Brent Sobol almost wanted to cry when he realized how crime was stifling the success of a property he had bought on the Southside of Atlanta.
The 340-unit property suffered from neglect and had problems spanning from people loitering at all hours of the night to gang signs and graffiti being tagged across the property.
“We had prostitution,” Sobol says. “And that’s just the criminal side. When you go on the civil side, you had aggressive dogs in the units, even though the lease did not allow for that. You had excessive numbers of unauthorized occupants. You would have vehicles that were unregistered.”
Sobol began to question where the return on his investment would come from in such a downtrodden property with so many problems.
"Crime is our industry's dirty little secret," he says. "Everybody’s got it, to some degree, but no one wants to talk about it or admit it."
But the property's problems were running rampant and Sobol had to get serious about finding a solution. And after three years of hard work, dedication and lots of frustration, he found it.
Today, the community's turnover rate hovers around 30 percent and its no longer known as a haven for crime---a huge victory for Sobol.
“We started by cleaning up the curb appeal while we addressed the loitering and trespassing problems because we wanted the immediate neighborhood to see there was drastic change happening,” he says. “Then we looked at problems inside the apartments.”
Then he began enforcing the lease agreements, giving a heads-up to the local authorities before doing so.
“A property manager should also reach out to whoever the district attorney or prosecutor is and let them know you’re interested in getting special attention for a community clean up,” he says.
Sobol learned a lot of lessons the hard way by turning around his own troubled property. Now, more than eight years later, he takes what he learned at the Atlanta property and works as a consultant to help other owners cope with crime-ridden assets.
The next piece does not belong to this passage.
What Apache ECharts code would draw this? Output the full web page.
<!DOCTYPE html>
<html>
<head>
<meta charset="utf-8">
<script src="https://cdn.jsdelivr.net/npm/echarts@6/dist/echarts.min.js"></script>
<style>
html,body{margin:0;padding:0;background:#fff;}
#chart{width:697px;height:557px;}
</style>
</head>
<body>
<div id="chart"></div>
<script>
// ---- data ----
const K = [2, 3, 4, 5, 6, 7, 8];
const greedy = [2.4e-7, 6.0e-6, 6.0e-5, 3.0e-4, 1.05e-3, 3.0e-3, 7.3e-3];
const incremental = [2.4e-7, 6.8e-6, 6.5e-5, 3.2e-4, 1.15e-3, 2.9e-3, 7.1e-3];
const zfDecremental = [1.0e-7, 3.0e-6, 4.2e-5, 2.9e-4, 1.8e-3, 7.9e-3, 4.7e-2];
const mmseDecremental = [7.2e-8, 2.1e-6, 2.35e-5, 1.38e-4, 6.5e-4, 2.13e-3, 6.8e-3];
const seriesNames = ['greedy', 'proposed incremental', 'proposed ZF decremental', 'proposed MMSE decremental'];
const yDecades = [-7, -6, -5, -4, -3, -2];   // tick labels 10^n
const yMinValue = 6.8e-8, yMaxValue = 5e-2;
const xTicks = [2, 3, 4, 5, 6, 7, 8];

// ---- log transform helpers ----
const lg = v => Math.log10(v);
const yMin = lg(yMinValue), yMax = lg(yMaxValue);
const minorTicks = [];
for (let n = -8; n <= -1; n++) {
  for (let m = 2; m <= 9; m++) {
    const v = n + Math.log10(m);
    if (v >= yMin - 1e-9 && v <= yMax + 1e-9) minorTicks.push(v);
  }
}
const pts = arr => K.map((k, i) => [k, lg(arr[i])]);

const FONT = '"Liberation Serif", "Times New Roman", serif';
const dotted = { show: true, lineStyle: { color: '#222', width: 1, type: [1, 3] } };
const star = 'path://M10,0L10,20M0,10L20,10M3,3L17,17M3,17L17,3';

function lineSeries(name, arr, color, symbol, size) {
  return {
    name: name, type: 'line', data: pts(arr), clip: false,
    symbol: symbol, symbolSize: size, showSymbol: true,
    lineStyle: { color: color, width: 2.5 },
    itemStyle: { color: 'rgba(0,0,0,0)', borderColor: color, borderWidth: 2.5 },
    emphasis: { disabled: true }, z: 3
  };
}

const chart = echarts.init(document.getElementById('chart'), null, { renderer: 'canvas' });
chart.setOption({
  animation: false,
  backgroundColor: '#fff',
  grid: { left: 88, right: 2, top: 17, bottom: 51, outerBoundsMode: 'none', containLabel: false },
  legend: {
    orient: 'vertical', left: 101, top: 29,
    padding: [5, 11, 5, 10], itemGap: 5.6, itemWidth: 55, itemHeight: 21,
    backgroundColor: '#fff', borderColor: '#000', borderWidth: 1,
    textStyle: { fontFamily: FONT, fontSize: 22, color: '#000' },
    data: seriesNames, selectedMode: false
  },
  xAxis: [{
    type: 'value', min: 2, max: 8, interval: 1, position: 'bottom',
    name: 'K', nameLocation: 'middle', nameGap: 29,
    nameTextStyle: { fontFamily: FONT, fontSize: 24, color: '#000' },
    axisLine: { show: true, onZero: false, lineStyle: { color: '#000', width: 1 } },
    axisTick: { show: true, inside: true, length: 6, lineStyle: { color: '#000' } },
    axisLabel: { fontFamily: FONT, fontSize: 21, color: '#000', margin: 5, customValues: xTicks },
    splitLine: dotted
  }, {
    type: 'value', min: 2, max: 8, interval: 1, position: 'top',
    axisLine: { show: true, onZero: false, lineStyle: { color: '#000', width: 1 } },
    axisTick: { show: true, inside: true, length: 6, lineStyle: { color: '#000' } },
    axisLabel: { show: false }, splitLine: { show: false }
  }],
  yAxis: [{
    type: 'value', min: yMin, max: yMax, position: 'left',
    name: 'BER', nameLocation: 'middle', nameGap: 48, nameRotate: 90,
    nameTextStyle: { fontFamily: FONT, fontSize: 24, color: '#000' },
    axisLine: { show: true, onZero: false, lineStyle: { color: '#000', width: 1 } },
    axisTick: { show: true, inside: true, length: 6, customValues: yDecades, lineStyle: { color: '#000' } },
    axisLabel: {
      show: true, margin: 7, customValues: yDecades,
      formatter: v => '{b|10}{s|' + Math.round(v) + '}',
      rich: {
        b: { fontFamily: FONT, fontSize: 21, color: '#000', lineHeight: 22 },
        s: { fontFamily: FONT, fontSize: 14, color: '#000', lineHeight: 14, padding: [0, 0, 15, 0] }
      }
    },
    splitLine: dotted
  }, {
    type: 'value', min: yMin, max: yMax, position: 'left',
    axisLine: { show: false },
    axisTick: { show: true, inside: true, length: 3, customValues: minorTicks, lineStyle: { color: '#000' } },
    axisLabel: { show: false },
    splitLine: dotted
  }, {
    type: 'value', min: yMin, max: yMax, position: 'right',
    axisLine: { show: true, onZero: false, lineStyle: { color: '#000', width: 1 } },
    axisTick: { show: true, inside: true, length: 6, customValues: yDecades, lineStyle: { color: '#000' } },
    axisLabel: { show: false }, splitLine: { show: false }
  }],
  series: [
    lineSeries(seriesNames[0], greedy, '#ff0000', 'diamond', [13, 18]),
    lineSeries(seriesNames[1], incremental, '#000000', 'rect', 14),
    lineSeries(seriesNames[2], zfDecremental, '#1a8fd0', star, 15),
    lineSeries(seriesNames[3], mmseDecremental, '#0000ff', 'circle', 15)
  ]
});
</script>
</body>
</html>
“I didn’t realize the role crime-prevention played in creating a profitable, sustainable community,” he says.
Kelly Ziegler, a regional property manager for the company, says most of her properties have some sort of courtesy officer living on site.
While a law enforcement officer’s presence may help residents feel safer, Ziegler cautions managers against using the word “security” when talking about the officer’s role. But police officers can serve a vital role as educators to help residents become more aware of their surroundings.
“We don’t portray it as a safety measure, but instead just as a courtesy to show that we’re here and that we do care,” she says. “We are providing whatever resources we can to help (our residents) be cognizant of their own personal safety.”
Officers are hired as contract employees of the company and receive either pay or discounted rent depending on how much time he or she will have to designate to working the area. The company uses the officers to patrol the property, work as a liason and to check safety measures on the property. Making sure lights work and that buildings are properly locked are some of the officers' nightly responsibilities.
Having trained eyes and ears on site certainly adds value to keeping a property secure, Ziegler says. Additionally, the officer acts as another resource for the company’s site-level managers on an as-needed basis for questions.
“It’s good to know we can ask questions when we need to,” Ziegler says. “Is this car supposed to be here? Is this something that is fishy? It’s great to know that there is somebody there that we can reach out to.”
But more importantly, it’s about helping to build an open community where people feel safe and can talk freely with law enforcement. Some properties even hold quarterly meetings with an officer to address any issues or questions residents may have.
“The officer should be seen by the residents and get to know the residents so that they’re comfortable reaching out to that person,” she says.
But when it comes down to protecting your assets, Sobol says the best crime prevention tool a manager can tap into is knowledge.
“Be realistic about what’s going on at that property,” he says. “Get informed on the issues and then safely take action to make your real estate a good neighborhood environment.”